- Directions for this task: Only the pictures are omitted; repeat all other data exactly.

- Provided data:

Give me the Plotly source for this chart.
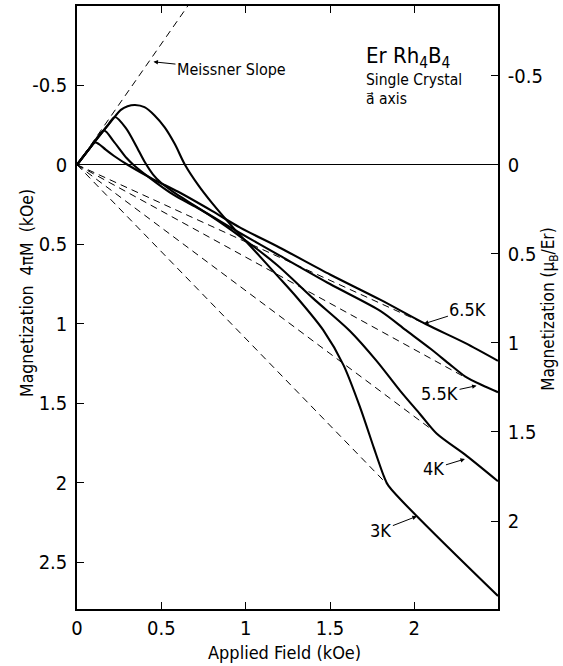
import plotly.graph_objects as go

# Applied field H (kOe) and magnetization 4piM (kOe) for each temperature
field_3K = [0, 0.10, 0.20, 0.26, 0.30, 0.344, 0.40, 0.46, 0.52, 0.58, 0.64, 0.72, 0.80, 0.93,
            1.07, 1.19, 1.30, 1.46, 1.58, 1.68, 1.76, 1.82, 1.846, 2.496]
mag_3K = [0, -0.138, -0.27, -0.345, -0.368, -0.376, -0.362, -0.31, -0.235, -0.13, 0.0, 0.13,
          0.24, 0.40, 0.56, 0.70, 0.83, 1.04, 1.26, 1.53, 1.78, 1.96, 2.017, 2.711]

field_4K = [0, 0.10, 0.18, 0.225, 0.29, 0.35, 0.40, 0.45, 0.50, 0.57, 0.65, 0.79, 0.966,
            1.186, 1.40, 1.618, 1.776, 1.915, 2.033, 2.132, 2.31, 2.496]
mag_4K = [0, -0.138, -0.245, -0.30, -0.23, -0.12, -0.02, 0.06, 0.115, 0.17, 0.225, 0.32,
          0.45, 0.63, 0.84, 1.045, 1.233, 1.42, 1.567, 1.69, 1.83, 1.99]

field_55K = [0, 0.08, 0.16, 0.215, 0.294, 0.334, 0.433, 0.571, 0.729, 0.966, 1.20, 1.50, 1.80,
             1.95, 2.10, 2.21, 2.30, 2.40, 2.496]
mag_55K = [0, -0.11, -0.215, -0.15, -0.042, 0.0, 0.084, 0.188, 0.28, 0.429, 0.57, 0.75, 0.92,
           1.04, 1.16, 1.255, 1.33, 1.385, 1.43]

field_65K = [0, 0.06, 0.107, 0.13, 0.17, 0.22, 0.30, 0.45, 0.60, 0.80, 0.97, 1.20, 1.50, 1.80,
             2.07, 2.30, 2.496]
mag_65K = [0, -0.083, -0.14, -0.13, -0.095, -0.055, 0.0, 0.09, 0.17, 0.29, 0.397, 0.52, 0.69,
           0.85, 1.003, 1.12, 1.233]

# Meissner slope and the straight normal-state lines through the origin
meissner_field = [0, 0.70]
meissner_mag = [0, -1.064]
normal_field = {"3K": [0, 1.846], "4K": [0, 2.11], "5.5K": [0, 2.29], "6.5K": [0, 2.07]}
normal_mag = {"3K": [0, 2.017], "4K": [0, 1.67], "5.5K": [0, 1.33], "6.5K": [0, 1.003]}

# Axis ticks
x_ticks = [0, 0.5, 1, 1.5, 2]
x_ticktext = ["0", "0.5", "1", "1.5", "2"]
y_ticks = [-0.5, 0, 0.5, 1, 1.5, 2, 2.5]
y_ticktext = ["-0.5", "0", "0.5", "1", "1.5", "2", "2.5"]
y2_ticks = [-0.5, 0, 0.5, 1, 1.5, 2]
y2_ticktext = ["-0.5", "0", "0.5", "1", "1.5", "2"]

FONT = "DejaVu Sans Condensed, Liberation Sans Narrow, Arial Narrow, sans-serif"
INK = "black"

fig = go.Figure()

dash_style = dict(color=INK, width=1, dash="7px,5px")
fig.add_trace(go.Scatter(x=meissner_field, y=meissner_mag, mode="lines", line=dash_style,
                         showlegend=False, hoverinfo="skip"))
for key in ["3K", "4K", "5.5K", "6.5K"]:
    fig.add_trace(go.Scatter(x=normal_field[key], y=normal_mag[key], mode="lines",
                             line=dash_style, showlegend=False, hoverinfo="skip"))

curves = [(field_3K, mag_3K, "3K"), (field_4K, mag_4K, "4K"),
          (field_55K, mag_55K, "5.5K"), (field_65K, mag_65K, "6.5K")]
for fx, my, name in curves:
    fig.add_trace(go.Scatter(x=fx, y=my, mode="lines", name=name, showlegend=False,
                             line=dict(color=INK, width=2.1, shape="spline", smoothing=0.8)))

# invisible trace to carry the right-hand axis (mu_B / Er)
fig.add_trace(go.Scatter(x=[0], y=[0], yaxis="y2", mode="markers",
                         marker=dict(opacity=0), showlegend=False, hoverinfo="skip"))

tick_font = dict(family=FONT, size=20, color=INK)

fig.update_layout(
    width=563, height=666,
    margin=dict(l=77, r=65, t=4, b=57),
    paper_bgcolor="white", plot_bgcolor="white",
    font=dict(family=FONT, color=INK),
    xaxis=dict(range=[0, 2.496], tickvals=x_ticks, ticktext=x_ticktext, ticks="inside",
               ticklen=7, tickwidth=1, tickcolor=INK, showline=True, linecolor=INK,
               linewidth=1.5, mirror="ticks", showgrid=False, zeroline=False,
               tickfont=tick_font),
    yaxis=dict(range=[2.793, -0.998], tickvals=y_ticks, ticktext=y_ticktext, ticks="inside",
               ticklen=7, tickwidth=1, tickcolor=INK, showline=True, linecolor=INK,
               linewidth=1.5, showgrid=False, zeroline=True, zerolinecolor=INK,
               zerolinewidth=1.2, tickfont=tick_font, ticklabelstandoff=4),
    yaxis2=dict(range=[2.494, -0.891], overlaying="y", side="right", tickvals=y2_ticks,
                ticktext=y2_ticktext, ticks="inside", ticklen=7, tickwidth=1,
                tickcolor=INK, showline=True, linecolor=INK, linewidth=1.5,
                showgrid=False, zeroline=False, tickfont=tick_font, ticklabelstandoff=4),
)

annotations = []


def label(text, x, y, size=18):
    annotations.append(dict(text=text, x=x, y=y, xref="x", yref="y", xanchor="left",
                            yanchor="middle", showarrow=False,
                            font=dict(family=FONT, size=size, color=INK)))


def tagged(text, x, y, ax, ay, size=18):
    # curve label with an arrow pointing at (x, y); text sits at pixel offset (ax, ay)
    annotations.append(dict(text=text, x=x, y=y, xref="x", yref="y", ax=ax, ay=ay,
                            showarrow=True, arrowhead=2, arrowsize=0.9, arrowwidth=1,
                            arrowcolor=INK, standoff=0,
                            font=dict(family=FONT, size=size, color=INK)))


tagged("Meissner Slope", 0.4535, -0.647, 78, 8, size=16)
tagged("6.5K", 2.057, 1.00, 44, -14)
tagged("5.5K", 2.369, 1.389, -37, 8)
tagged("4K", 2.30, 1.85, -31, 9.5)
tagged("3K", 2.015, 2.21, -36, 14)

label("Er Rh<sub>4</sub>B<sub>4</sub>", 1.70, -0.675, size=22)
label("Single Crystal", 1.70, -0.535, size=15.5)
# crystal direction: vector a (combining right arrow above)
label("a\u20d7 axis", 1.70, -0.412, size=15.5)

# axis titles
annotations.append(dict(text="Magnetization  4\u03c0M  (kOe)", xref="paper", yref="paper",
                        x=-0.119, y=0.524, textangle=-90, showarrow=False,
                        xanchor="center", yanchor="middle",
                        font=dict(family=FONT, size=17.5, color=INK)))
annotations.append(dict(text="Magnetization (\u03bc<sub>B</sub>/Er)", xref="paper",
                        yref="paper", x=1.1235, y=0.498, textangle=-90, showarrow=False,
                        xanchor="center", yanchor="middle",
                        font=dict(family=FONT, size=17, color=INK)))
annotations.append(dict(text="Applied Field (kOe)", xref="paper", yref="paper",
                        x=0.494, y=-0.0727, showarrow=False, xanchor="center",
                        yanchor="middle", font=dict(family=FONT, size=18, color=INK)))

fig.update_layout(annotations=annotations)
fig.write_html("out.html")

- Completed task:
Give me the Plotly source for this chart.
import plotly.graph_objects as go

# Applied field H (kOe) and magnetization 4piM (kOe) for each temperature
field_3K = [0, 0.10, 0.20, 0.26, 0.30, 0.344, 0.40, 0.46, 0.52, 0.58, 0.64, 0.72, 0.80, 0.93,
            1.07, 1.19, 1.30, 1.46, 1.58, 1.68, 1.76, 1.82, 1.846, 2.496]
mag_3K = [0, -0.138, -0.27, -0.345, -0.368, -0.376, -0.362, -0.31, -0.235, -0.13, 0.0, 0.13,
          0.24, 0.40, 0.56, 0.70, 0.83, 1.04, 1.26, 1.53, 1.78, 1.96, 2.017, 2.711]

field_4K = [0, 0.10, 0.18, 0.225, 0.29, 0.35, 0.40, 0.45, 0.50, 0.57, 0.65, 0.79, 0.966,
            1.186, 1.40, 1.618, 1.776, 1.915, 2.033, 2.132, 2.31, 2.496]
mag_4K = [0, -0.138, -0.245, -0.30, -0.23, -0.12, -0.02, 0.06, 0.115, 0.17, 0.225, 0.32,
          0.45, 0.63, 0.84, 1.045, 1.233, 1.42, 1.567, 1.69, 1.83, 1.99]

field_55K = [0, 0.08, 0.16, 0.215, 0.294, 0.334, 0.433, 0.571, 0.729, 0.966, 1.20, 1.50, 1.80,
             1.95, 2.10, 2.21, 2.30, 2.40, 2.496]
mag_55K = [0, -0.11, -0.215, -0.15, -0.042, 0.0, 0.084, 0.188, 0.28, 0.429, 0.57, 0.75, 0.92,
           1.04, 1.16, 1.255, 1.33, 1.385, 1.43]

field_65K = [0, 0.06, 0.107, 0.13, 0.17, 0.22, 0.30, 0.45, 0.60, 0.80, 0.97, 1.20, 1.50, 1.80,
             2.07, 2.30, 2.496]
mag_65K = [0, -0.083, -0.14, -0.13, -0.095, -0.055, 0.0, 0.09, 0.17, 0.29, 0.397, 0.52, 0.69,
           0.85, 1.003, 1.12, 1.233]

# Meissner slope and the straight normal-state lines through the origin
meissner_field = [0, 0.70]
meissner_mag = [0, -1.064]
normal_field = {"3K": [0, 1.846], "4K": [0, 2.11], "5.5K": [0, 2.29], "6.5K": [0, 2.07]}
normal_mag = {"3K": [0, 2.017], "4K": [0, 1.67], "5.5K": [0, 1.33], "6.5K": [0, 1.003]}

# Axis ticks
x_ticks = [0, 0.5, 1, 1.5, 2]
x_ticktext = ["0", "0.5", "1", "1.5", "2"]
y_ticks = [-0.5, 0, 0.5, 1, 1.5, 2, 2.5]
y_ticktext = ["-0.5", "0", "0.5", "1", "1.5", "2", "2.5"]
y2_ticks = [-0.5, 0, 0.5, 1, 1.5, 2]
y2_ticktext = ["-0.5", "0", "0.5", "1", "1.5", "2"]

FONT = "DejaVu Sans Condensed, Liberation Sans Narrow, Arial Narrow, sans-serif"
INK = "black"

fig = go.Figure()

dash_style = dict(color=INK, width=1, dash="7px,5px")
fig.add_trace(go.Scatter(x=meissner_field, y=meissner_mag, mode="lines", line=dash_style,
                         showlegend=False, hoverinfo="skip"))
for key in ["3K", "4K", "5.5K", "6.5K"]:
    fig.add_trace(go.Scatter(x=normal_field[key], y=normal_mag[key], mode="lines",
                             line=dash_style, showlegend=False, hoverinfo="skip"))

curves = [(field_3K, mag_3K, "3K"), (field_4K, mag_4K, "4K"),
          (field_55K, mag_55K, "5.5K"), (field_65K, mag_65K, "6.5K")]
for fx, my, name in curves:
    fig.add_trace(go.Scatter(x=fx, y=my, mode="lines", name=name, showlegend=False,
                             line=dict(color=INK, width=2.1, shape="spline", smoothing=0.8)))

# invisible trace to carry the right-hand axis (mu_B / Er)
fig.add_trace(go.Scatter(x=[0], y=[0], yaxis="y2", mode="markers",
                         marker=dict(opacity=0), showlegend=False, hoverinfo="skip"))

tick_font = dict(family=FONT, size=20, color=INK)

fig.update_layout(
    width=563, height=666,
    margin=dict(l=77, r=65, t=4, b=57),
    paper_bgcolor="white", plot_bgcolor="white",
    font=dict(family=FONT, color=INK),
    xaxis=dict(range=[0, 2.496], tickvals=x_ticks, ticktext=x_ticktext, ticks="inside",
               ticklen=7, tickwidth=1, tickcolor=INK, showline=True, linecolor=INK,
               linewidth=1.5, mirror="ticks", showgrid=False, zeroline=False,
               tickfont=tick_font),
    yaxis=dict(range=[2.793, -0.998], tickvals=y_ticks, ticktext=y_ticktext, ticks="inside",
               ticklen=7, tickwidth=1, tickcolor=INK, showline=True, linecolor=INK,
               linewidth=1.5, showgrid=False, zeroline=True, zerolinecolor=INK,
               zerolinewidth=1.2, tickfont=tick_font, ticklabelstandoff=4),
    yaxis2=dict(range=[2.494, -0.891], overlaying="y", side="right", tickvals=y2_ticks,
                ticktext=y2_ticktext, ticks="inside", ticklen=7, tickwidth=1,
                tickcolor=INK, showline=True, linecolor=INK, linewidth=1.5,
                showgrid=False, zeroline=False, tickfont=tick_font, ticklabelstandoff=4),
)

annotations = []


def label(text, x, y, size=18):
    annotations.append(dict(text=text, x=x, y=y, xref="x", yref="y", xanchor="left",
                            yanchor="middle", showarrow=False,
                            font=dict(family=FONT, size=size, color=INK)))


def tagged(text, x, y, ax, ay, size=18):
    # curve label with an arrow pointing at (x, y); text sits at pixel offset (ax, ay)
    annotations.append(dict(text=text, x=x, y=y, xref="x", yref="y", ax=ax, ay=ay,
                            showarrow=True, arrowhead=2, arrowsize=0.9, arrowwidth=1,
                            arrowcolor=INK, standoff=0,
                            font=dict(family=FONT, size=size, color=INK)))


tagged("Meissner Slope", 0.4535, -0.647, 78, 8, size=16)
tagged("6.5K", 2.057, 1.00, 44, -14)
tagged("5.5K", 2.369, 1.389, -37, 8)
tagged("4K", 2.30, 1.85, -31, 9.5)
tagged("3K", 2.015, 2.21, -36, 14)

label("Er Rh<sub>4</sub>B<sub>4</sub>", 1.70, -0.675, size=22)
label("Single Crystal", 1.70, -0.535, size=15.5)
# crystal direction: vector a (combining right arrow above)
label("a\u20d7 axis", 1.70, -0.412, size=15.5)

# axis titles
annotations.append(dict(text="Magnetization  4\u03c0M  (kOe)", xref="paper", yref="paper",
                        x=-0.119, y=0.524, textangle=-90, showarrow=False,
                        xanchor="center", yanchor="middle",
                        font=dict(family=FONT, size=17.5, color=INK)))
annotations.append(dict(text="Magnetization (\u03bc<sub>B</sub>/Er)", xref="paper",
                        yref="paper", x=1.1235, y=0.498, textangle=-90, showarrow=False,
                        xanchor="center", yanchor="middle",
                        font=dict(family=FONT, size=17, color=INK)))
annotations.append(dict(text="Applied Field (kOe)", xref="paper", yref="paper",
                        x=0.494, y=-0.0727, showarrow=False, xanchor="center",
                        yanchor="middle", font=dict(family=FONT, size=18, color=INK)))

fig.update_layout(annotations=annotations)
fig.write_html("out.html")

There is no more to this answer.